A second scale is that of landscape, defined by the immediate surroundings of the tourist facility or unit, understood as a potentially identifiable system with precise urban or natural limits, which implies a network of elements at the service of tourism and certain landmarks of interest that define the offer in terms of the market and type of activities carried out in it. For this scale, there are certain conditions of locating the facility within the landscape (orientation, topography, water resources, urban plot, architectural heritage, views) and the existence of significant elements that are part of the place’s attraction, possibly natural (lagoons, hotsprings, lakes, rivers, summits, etc.) or built (patrimonial or religious elements, museums, cultural centers, libraries, etc.).
Finally there is the territorial scale, which brings together the tourism facility within the touristic unit and in relation to the broader territory in which it is located, where the destination – in its most open conception – can encompass other tourist units, creating a whole territorial system that is accessible and has defined sites of tourist interest in a region.
The three proposed scales define the parts or architectural elements of the tourist facility beyond its architectural conditions and attractiveness. In this way, these facilities are positioned at the center of major landscape and territorial interventions, which today define the contemporary conditions of national tourism. What has not occurred is a response to these conditions at the level of the discipline beyond considering these exceptional pieces of architecture.
Contemporary Chilean architecture journal issues, such as Nº 650 of Casabella (1997), Nº 85 of Arquitectura Viva (2002) or Nº 430 of A+U, used this condition of working within Chile’s extreme landscapes as a way of interpreting the high architectural quality achieved in this distant country. Such titles as Terra Neutra, Deep South or Último Chile, Paisajes Próximos de una Tierra Remota, (Ultimate Chile, Nearby Landscapes in a Distant Land) described the national architecture from this landscape and territorial sensibility, which would justify the unusual design responses.
Whatever the reason for the great prestige enjoyed by the national architecture abroad, the reference to the landscape is undoubtedly a constant in its descriptions. As in the twentieth century, architecture has once again been required by the needs of tourism to accommodate the activities involved and the different scales in which the work itself is integrated with the landscape and the territory. Again then, the novel and unprejudiced responses, which have no apparent referents, respond to social needs and extreme contextual conditions.

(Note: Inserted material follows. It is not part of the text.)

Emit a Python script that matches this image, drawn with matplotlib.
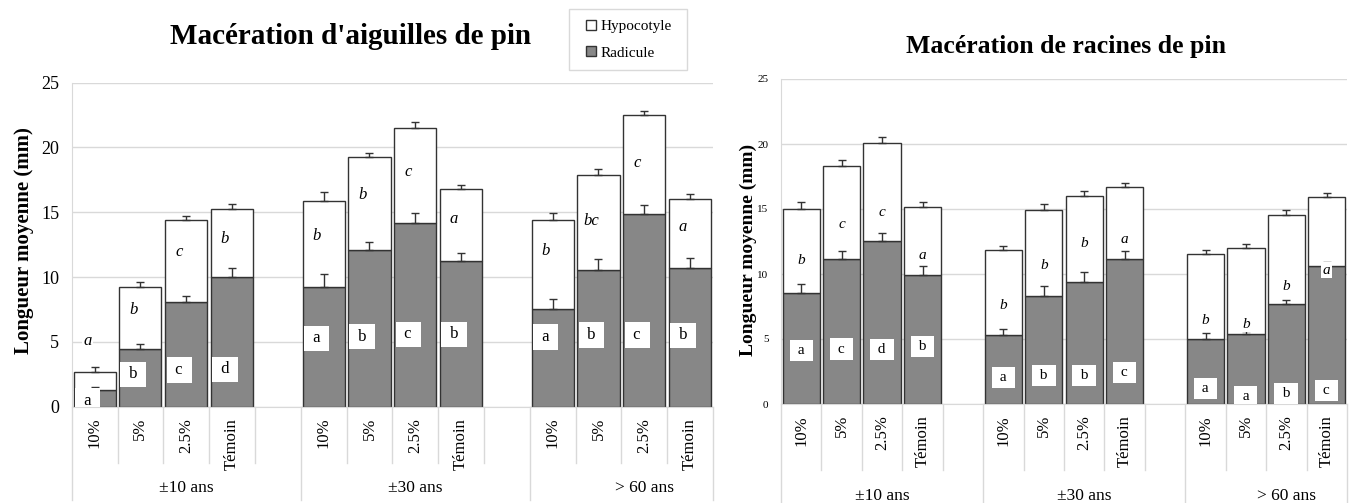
import numpy as np
import matplotlib.pyplot as plt
import matplotlib.transforms as mtransforms
from matplotlib.lines import Line2D

plt.rcParams['font.family'] = ['Liberation Serif', 'DejaVu Serif']

# Catégories
groupes = ['±10 ans', '±30 ans', '> 60 ans']
concentrations = ['10%', '5%', '2.5%', 'Témoin']

# Macération d'aiguilles de pin (longueurs moyennes en mm)
aig_radicule = [1.29, 4.47, 8.05, 9.97, 9.25, 12.11, 14.14, 11.21, 7.56, 10.57, 14.86, 10.72]
aig_hypocotyle = [1.41, 4.73, 6.35, 5.27, 6.66, 7.12, 7.40, 5.60, 6.81, 7.30, 7.66, 5.27]
aig_err_radicule = [0.26, 0.33, 0.49, 0.77, 0.98, 0.62, 0.77, 0.64, 0.75, 0.80, 0.67, 0.75]
aig_err_total = [0.39, 0.39, 0.33, 0.39, 0.67, 0.36, 0.39, 0.33, 0.59, 0.44, 0.33, 0.41]
aig_lettres_hyp = ['a', 'b', 'c', 'b', 'b', 'b', 'c', 'a', 'b', 'bc', 'c', 'a']
aig_lettres_rad = ['a', 'b', 'c', 'd', 'a', 'b', 'c', 'b', 'a', 'b', 'c', 'b']

# Macération de racines de pin
rac_radicule = [8.54, 11.13, 12.56, 9.92, 5.28, 8.31, 9.36, 11.18, 5.03, 5.38, 7.72, 10.64]
rac_hypocotyle = [6.46, 7.20, 7.54, 5.23, 6.57, 6.64, 6.61, 5.51, 6.48, 6.65, 6.79, 5.26]
rac_err_radicule = [0.72, 0.64, 0.56, 0.72, 0.49, 0.79, 0.79, 0.59, 0.44, 0.20, 0.28, 0.30]
rac_err_total = [0.51, 0.41, 0.44, 0.36, 0.31, 0.41, 0.41, 0.33, 0.36, 0.31, 0.44, 0.33]
rac_lettres_hyp = ['b', 'c', 'c', 'a', 'b', 'b', 'b', 'a', 'b', 'b', 'b', 'a']
rac_lettres_rad = ['a', 'c', 'd', 'b', 'a', 'b', 'b', 'c', 'a', 'a', 'b', 'c']

# Hauteur des lettres (placement des annotations)
aig_y_hyp = [5.06, 7.45, 11.95, 12.93, 13.16, 16.32, 18.12, 14.52, 12.0, 14.34, 18.84, 13.88]
aig_y_rad = [0.46, 2.5, 2.83, 2.88, 5.27, 5.4, 5.58, 5.58, 5.37, 5.53, 5.53, 5.5]
rac_y_hyp = [11.03, 13.82, 14.72, 11.46, 7.56, 10.69, 12.31, 12.62, 6.46, 6.15, 9.05, 10.28]
rac_y_rad = [4.1, 4.23, 4.2, 4.41, 2.05, 2.2, 2.2, 2.44, 1.2, 0.56, 0.77, 1.03]

GRIS = '#878787'
BORD = '#333333'
GRILLE = '#d9d9d9'

# 4 barres + un emplacement vide par groupe
x = np.array([g * 5 + i for g in range(3) for i in range(4)])


def panneau(ax, rad, hyp, err_rad, err_tot, let_hyp, y_hyp, let_rad, y_rad,
            taille_y, taille_lettre, decalage, bas_court, bas_long, y_groupe):
    rad = np.array(rad)
    total = rad + np.array(hyp)
    zero = np.zeros(len(x))
    ax.bar(x, rad, width=0.92, color=GRIS, edgecolor=BORD, lw=1.0, zorder=2)
    ax.bar(x, hyp, bottom=rad, width=0.92, color='white', edgecolor=BORD, lw=1.0, zorder=2)
    ax.errorbar(x, rad, yerr=[zero, err_rad], fmt='none', ecolor=BORD,
                elinewidth=1.0, capsize=3, capthick=1.0, zorder=3)
    ax.errorbar(x, total, yerr=[zero, err_tot], fmt='none', ecolor=BORD,
                elinewidth=1.0, capsize=3, capthick=1.0, zorder=3)

    ax.set_xlim(-0.5, 13.5)
    ax.set_ylim(0, 25)
    ax.set_yticks(range(0, 26, 5))
    ax.yaxis.grid(True, color=GRILLE, lw=1.0)
    ax.set_axisbelow(True)
    for s in ['top', 'right']:
        ax.spines[s].set_visible(False)
    for s in ['left', 'bottom']:
        ax.spines[s].set_color(GRILLE)
    ax.tick_params(length=0)
    ax.tick_params(axis='y', labelsize=taille_y, pad=9)
    ax.set_xticks(x)
    ax.set_xticklabels(concentrations * 3, rotation=90, fontsize=12)
    ax.tick_params(axis='x', pad=8)

    # lettres des tests statistiques
    tr = mtransforms.offset_copy(ax.transData, fig=ax.figure, x=decalage, units='dots')
    for xi, l, yl in zip(x, let_hyp, y_hyp):
        ax.text(xi, yl, l, transform=tr, style='italic', ha='center', va='center',
                fontsize=taille_lettre, zorder=4,
                bbox=dict(boxstyle='square,pad=0.1', fc='white', ec='none'))
    for xi, l, yl in zip(x, let_rad, y_rad):
        ax.text(xi, yl, ' ' + l + ' ', transform=tr, ha='center', va='center',
                fontsize=taille_lettre, zorder=4, clip_on=True,
                bbox=dict(boxstyle='square,pad=0.28', fc='white', ec='none'))

    # axe des catégories à deux niveaux
    trb = mtransforms.blended_transform_factory(ax.transData, ax.transAxes)
    for b in np.arange(-0.5, 14, 1):
        long = b in (-0.5, 4.5, 9.5, 13.5)
        ax.plot([b, b], [0, -(bas_long if long else bas_court)], transform=trb,
                color=GRILLE, lw=1.0, clip_on=False)
    for g, nom in enumerate(groupes):
        ax.text(g * 5 + 2, y_groupe, nom, transform=trb, ha='center', va='center',
                fontsize=12.5, clip_on=False)


fig = plt.figure(figsize=(13.55, 5.03), dpi=100)
ax1 = fig.add_axes([71.7 / 1355, 96.3 / 503, 641.3 / 1355, 324 / 503])
ax2 = fig.add_axes([781 / 1355, 99 / 503, 566 / 1355, 325 / 503])

panneau(ax1, aig_radicule, aig_hypocotyle, aig_err_radicule, aig_err_total,
        aig_lettres_hyp, aig_y_hyp, aig_lettres_rad, aig_y_rad,
        13, 12, -7, 0.173, 0.288, -0.251)
panneau(ax2, rac_radicule, rac_hypocotyle, rac_err_radicule, rac_err_total,
        rac_lettres_hyp, rac_y_hyp, rac_lettres_rad, rac_y_rad,
        8, 11, 0, 0.203, 0.31, -0.282)

fig.text(351 / 1355, 1 - 37 / 503, "Macération d'aiguilles de pin", fontsize=21,
         fontweight='bold', ha='center', va='center')
fig.text(1066 / 1355, 1 - 46 / 503, 'Macération de racines de pin', fontsize=18.5,
         fontweight='bold', ha='center', va='center')
fig.text(24.5 / 1355, 1 - 241 / 503, 'Longueur moyenne (mm)', fontsize=15,
         fontweight='bold', rotation=90, ha='center', va='center')
fig.text(748 / 1355, 1 - 250 / 503, 'Longueur moyenne (mm)', fontsize=14,
         fontweight='bold', rotation=90, ha='center', va='center')

poignees = [Line2D([], [], ls='none', marker='s', markersize=7.5, markerfacecolor='white',
                   markeredgecolor=BORD, label='Hypocotyle'),
            Line2D([], [], ls='none', marker='s', markersize=7.5, markerfacecolor=GRIS,
                   markeredgecolor=BORD, label='Radicule')]
fig.legend(handles=poignees, loc='upper left', mode='expand',
           bbox_to_anchor=(569 / 1355, 1 - 65 / 503, 118 / 1355, 56 / 503),
           fontsize=11, frameon=True, fancybox=False, edgecolor='#d0d0d0',
           handlelength=1.5, handletextpad=-0.1,
           labelspacing=0.85, borderpad=0.68, borderaxespad=0)

fig.savefig('out.png', dpi=100)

Macarena Cortés Darrigrande is an architect from the Central University of Chile (1996) and holds a Master’s degree in Architecture (2002) and a Doctorate in Architecture and Urban Studies (2010) from the Pontifical Catholic University of Chile (PUC). She is currently a researcher and academic at the School of Architecture of the PUC and Director of Extension and Communications of the School of Architecture, Design, and Urban Studies of the PUC.